Com relação ao segundo ponto sobre a aceleração do “Pivô (de volta) para a Ásia” dos EUA, esse processo já está se desenrolando, conforme comprovado pela forma como os EUA estão apertando a faixa de contenção em torno da China na primeira cadeia de ilhas por meio de seu recém-formado “Esquadrão” com a Austrália, as Filipinas e o Japão. Mesmo assim, os EUA ainda estão apegados à sua fantasia política de infligir uma derrota estratégica à Rússia, razão pela qual sua presença militar reforçada na Europa após 2022 ainda não foi reduzida e redirecionada para a Ásia.
Se a Rússia começar a realizar exercícios regulares com a Coreia do Norte e transferir equipamentos militares de alta tecnologia para este país, os EUA poderão se sentir coagidos a acelerar seu “Pivô (de volta) para a Ásia”, possivelmente em detrimento da manutenção da pressão sobre a Rússia na Europa. O reequilíbrio abrupto da atenção dos EUA poderia fazer com que alguns de seus aliados da OTAN reconsiderassem a possibilidade de intervenção convencional na Ucrânia, já que os EUA poderiam não aprovar mais esta medida devido à dificuldade de gerenciar as novas tensões relacionadas à Coreia do Norte.
E, por fim, qualquer progresso tangível na aceleração do “Pivô (de volta) para a Ásia” dos EUA reduziria a possibilidade deles e da China normalizarem suas relações no curto prazo, já que isso poderia catalisar um ciclo de escalada contínua, à medida que a China responde às ações dos EUA e, em seguida, os EUA respondem às da China, e assim por diante.
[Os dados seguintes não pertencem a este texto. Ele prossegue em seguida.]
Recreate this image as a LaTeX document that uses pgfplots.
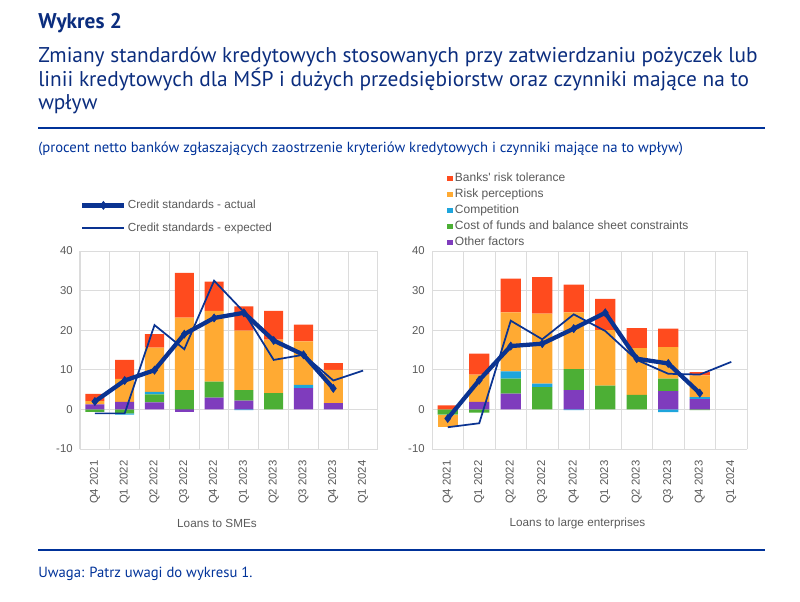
\documentclass[border=0pt]{standalone}
\usepackage{pgfplots}
\usepackage{pgfplotstable}
\pgfplotsset{compat=1.18}
\usepackage{fontspec}
\setmainfont{PT Sans}
\newfontfamily\chartfont{Liberation Sans}
\definecolor{ecbblue}{HTML}{003299}
\definecolor{titleblue}{HTML}{0B2D7E}
\definecolor{cRed}{HTML}{FF4B1E}
\definecolor{cOrange}{HTML}{FFAA33}
\definecolor{cCyan}{HTML}{1EA5DC}
\definecolor{cGreen}{HTML}{4CAF35}
\definecolor{cPurple}{HTML}{7F3CBD}
\definecolor{lineblue}{HTML}{0A3391}
\definecolor{gridgray}{HTML}{DCDCDC}
\definecolor{ticktext}{HTML}{595959}

% SMEs: factor contributions
\pgfplotstableread{
x other cost comp risk banks
0 1.3 -0.6 0 0.8 1.8
1 1.9 -1.0 -0.3 5.8 4.8
2 1.8 2.0 0.6 11.2 3.4
3 -0.7 4.9 0 18.3 11.3
4 3.0 4.0 0 17.9 7.4
5 2.2 2.7 -0.2 15.0 6.1
6 0 4.1 0 13.5 7.3
7 5.4 0 0.8 11.0 4.2
8 1.6 0 0 8.4 1.7
}\smebars
\pgfplotstableread{
x act exp
0 2.0 -1.0
1 7.3 -1.0
2 9.9 21.3
3 19.0 15.2
4 23.1 32.5
5 24.4 24.6
6 17.4 12.5
7 13.8 13.8
8 5.3 7.3
9 nan 9.8
}\smelines
% Large enterprises
\pgfplotstableread{
x other cost comp risk banks
0 0 -1.3 0 -3.2 1.0
1 1.9 -0.8 0 6.9 5.3
2 4.0 3.8 1.8 14.9 8.5
3 0 5.6 0.9 17.7 9.2
4 4.9 5.3 -0.2 14.3 7.0
5 0 6.0 0 14.0 7.9
6 0 3.7 0 11.8 5.0
7 4.6 3.2 -0.7 7.9 4.7
8 2.6 -0.2 0.5 5.5 0.8
}\largebars
\pgfplotstableread{
x act exp
0 -2.3 -4.5
1 7.4 -3.5
2 16.0 22.4
3 16.6 17.7
4 20.4 24.0
5 24.4 19.8
6 12.8 12.5
7 11.6 9.0
8 4.1 8.8
9 nan 12.0
}\largelines

\pgfplotsset{
  chartbase/.style={
    scale only axis, height=148.5pt,
    xmin=-0.5, xmax=9.5, ymin=-10, ymax=40,
    enlargelimits=false, clip=false,
  },
  framestyle/.style={chartbase,
    axis line style={draw=none},
    major tick length=0pt, minor tick length=0pt,
    ytick={-10,0,10,20,30,40},
    ymajorgrids,
    xtick={0,1,2,3,4,5,6,7,8,9},
    xticklabels={Q4 2021,Q1 2022,Q2 2022,Q3 2022,Q4 2022,Q1 2023,Q2 2023,Q3 2023,Q4 2023,Q1 2024},
    minor xtick={-0.5,0.5,1.5,2.5,3.5,4.5,5.5,6.5,7.5,8.5,9.5},
    xminorgrids,
    grid style={gridgray, line width=0.75pt},
    minor grid style={gridgray, line width=0.75pt},
    /pgf/number format/assume math mode=true,
    tick label style={font=\chartfont\fontsize{8.5}{10}\selectfont, text=ticktext},
    yticklabel style={xshift=-2pt},
    x tick label style={rotate=90, anchor=east, xshift=-5pt},
    xlabel style={font=\chartfont\fontsize{8.8}{10}\selectfont, text=ticktext,
      at={(axis description cs:0.5,0)}, anchor=center, yshift=-56pt, xshift=-9pt},
    ybar stacked, bar width=0.64,
  },
  overstyle/.style={chartbase, hide axis},
  barover/.style={overstyle, ybar stacked, bar width=0.64},
}

\begin{document}
\begin{tikzpicture}
\path[use as bounding box] (0,0) rectangle (600pt,-450.75pt);
\begin{scope}[x=0.75pt,y=-0.75pt]
\node[anchor=base west, inner sep=0pt, font=\bfseries\fontsize{16}{18}\selectfont, text=titleblue] at (38,28) {Wykres 2};
\node[anchor=base west, inner sep=0pt, font=\fontsize{16}{19}\selectfont, text=titleblue] at (38,62) {Zmiany standardów kredytowych stosowanych przy zatwierdzaniu pożyczek lub};
\node[anchor=base west, inner sep=0pt, font=\fontsize{16}{19}\selectfont, text=titleblue] at (38,86) {linii kredytowych dla MŚP i dużych przedsiębiorstw oraz czynniki mające na to};
\node[anchor=base west, inner sep=0pt, font=\fontsize{16}{19}\selectfont, text=titleblue] at (38,109) {wpływ};
\draw[ecbblue, line width=1.5pt] (38,128) -- (765,128);
\node[anchor=base west, inner sep=0pt, font=\fontsize{11}{13}\selectfont, text=ecbblue] at (38,152) {(procent netto banków zgłaszających zaostrzenie kryteriów kredytowych i czynniki mające na to wpływ)};
\draw[ecbblue, line width=1.2pt] (38,550) -- (765,550);
\node[anchor=base west, inner sep=0pt, font=\fontsize{11}{13}\selectfont, text=ecbblue] at (38,577) {Uwaga: Patrz uwagi do wykresu 1.};
\end{scope}

% ---------- Left chart: SMEs ----------
\begin{axis}[framestyle, width=223.5pt, at={(60pt,-336.75pt)}, anchor=south west, xlabel={Loans to SMEs}]
\addplot[fill=cPurple, draw=none] table[x=x, y expr={min(\thisrow{other},0)}] {\smebars};
\addplot[fill=cGreen, draw=none] table[x=x, y expr={min(\thisrow{cost},0)}] {\smebars};
\addplot[fill=cCyan, draw=none] table[x=x, y expr={min(\thisrow{comp},0)}] {\smebars};
\addplot[fill=cOrange, draw=none] table[x=x, y expr={min(\thisrow{risk},0)}] {\smebars};
\addplot[fill=cRed, draw=none] table[x=x, y expr={min(\thisrow{banks},0)}] {\smebars};
\end{axis}
\begin{axis}[barover, width=223.5pt, at={(60pt,-336.75pt)}, anchor=south west]
\addplot[fill=cPurple, draw=none] table[x=x, y expr={max(\thisrow{other},0)}] {\smebars};
\addplot[fill=cGreen, draw=none] table[x=x, y expr={max(\thisrow{cost},0)}] {\smebars};
\addplot[fill=cCyan, draw=none] table[x=x, y expr={max(\thisrow{comp},0)}] {\smebars};
\addplot[fill=cOrange, draw=none] table[x=x, y expr={max(\thisrow{risk},0)}] {\smebars};
\addplot[fill=cRed, draw=none] table[x=x, y expr={max(\thisrow{banks},0)}] {\smebars};
\end{axis}
\begin{axis}[overstyle, width=223.5pt, at={(60pt,-336.75pt)}, anchor=south west,
  legend style={at={(axis description cs:0.0,1.265)}, anchor=north west, draw=none, fill=none, inner sep=0pt,
    font=\chartfont\fontsize{8.8}{10}\selectfont, text=ticktext, row sep=7pt,
    nodes={inner sep=1pt}},
  legend cell align=left,
  legend image code/.code={\draw[mark repeat=2, mark phase=2, #1] plot coordinates {(0pt,0pt) (15.75pt,0pt) (31.5pt,0pt)};}]
\addplot[lineblue, line width=3.2pt, mark=diamond*, mark size=3pt, mark options={solid, line width=0.5pt}] table[x=x, y=act] {\smelines};
\addlegendentry{Credit standards - actual}
\addplot[lineblue, line width=1.3pt] table[x=x, y=exp] {\smelines};
\addlegendentry{Credit standards - expected}
\end{axis}

% ---------- Right chart: large enterprises ----------
\begin{axis}[framestyle, width=236.25pt, at={(324pt,-336.75pt)}, anchor=south west, xlabel={Loans to large enterprises}]
\addplot[fill=cPurple, draw=none] table[x=x, y expr={min(\thisrow{other},0)}] {\largebars};
\addplot[fill=cGreen, draw=none] table[x=x, y expr={min(\thisrow{cost},0)}] {\largebars};
\addplot[fill=cCyan, draw=none] table[x=x, y expr={min(\thisrow{comp},0)}] {\largebars};
\addplot[fill=cOrange, draw=none] table[x=x, y expr={min(\thisrow{risk},0)}] {\largebars};
\addplot[fill=cRed, draw=none] table[x=x, y expr={min(\thisrow{banks},0)}] {\largebars};
\end{axis}
\begin{axis}[barover, width=236.25pt, at={(324pt,-336.75pt)}, anchor=south west,
  legend style={at={(axis description cs:0.048,1.408)}, anchor=north west, draw=none, fill=none, inner sep=0pt,
    font=\chartfont\fontsize{9}{10}\selectfont, text=ticktext, row sep=0pt,
    nodes={inner sep=1.25pt, text height=7pt, text depth=2.5pt}},
  legend cell align=left, reverse legend,
  legend image code/.code={\fill[#1] (0pt,-2.2pt) rectangle (4.4pt,2.2pt);}]
\addplot[fill=cPurple, draw=none] table[x=x, y expr={max(\thisrow{other},0)}] {\largebars};
\addlegendentry{Other factors}
\addplot[fill=cGreen, draw=none] table[x=x, y expr={max(\thisrow{cost},0)}] {\largebars};
\addlegendentry{Cost of funds and balance sheet constraints}
\addplot[fill=cCyan, draw=none] table[x=x, y expr={max(\thisrow{comp},0)}] {\largebars};
\addlegendentry{Competition}
\addplot[fill=cOrange, draw=none] table[x=x, y expr={max(\thisrow{risk},0)}] {\largebars};
\addlegendentry{Risk perceptions}
\addplot[fill=cRed, draw=none] table[x=x, y expr={max(\thisrow{banks},0)}] {\largebars};
\addlegendentry{Banks' risk tolerance}
\end{axis}
\begin{axis}[overstyle, width=236.25pt, at={(324pt,-336.75pt)}, anchor=south west]
\addplot[lineblue, line width=3.2pt, mark=diamond*, mark size=3pt, mark options={solid, line width=0.5pt}] table[x=x, y=act] {\largelines};
\addplot[lineblue, line width=1.3pt] table[x=x, y=exp] {\largelines};
\end{axis}
\end{tikzpicture}
\end{document}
Os EUA não poderiam concordar em reduzir sua presença militar no nordeste da Ásia como parte de um grande compromisso especulativo com a China devido à ameaça qualitativamente maior representada pela Coreia do Norte apoiada pela Rússia.
Como é improvável que a China concorde com um acordo desvantajoso com os EUA em troca da normalização de seus laços ou, pelo menos, da redução da pressão americana sobre a República Popular, como aquele que manteria qualquer presença militar previsivelmente reforçada dos EUA no nordeste da Ásia, esse cenário pode ser descartado. Nesse caso, as relações sino-americanos poderiam facilmente ficar presas em um ciclo contínuo de escalada mútua, o que faria com que a Ásia rapidamente substituísse a Europa como o principal palco da Nova Guerra Fria.
Resumindo, o pacto de defesa mútua da Rússia com a Coreia do Norte é um divisor de águas geopolítico, devido à maneira como provavelmente prenderá a China e os EUA em uma espiral de escalada, o que beneficiaria o Kremlin ao criar as condições para aliviar a pressão americana sobre a Rússia na Europa. No entanto, isso levará tempo para se manifestar, de modo que os EUA poderão intensificar a escalada na Ucrânia e/ou abrir outra frente na Eurásia (ex.: Ásia Central e/ou Sul do Cáucaso) antes disso, de modo que tudo ainda poderá piorar antes de melhorar.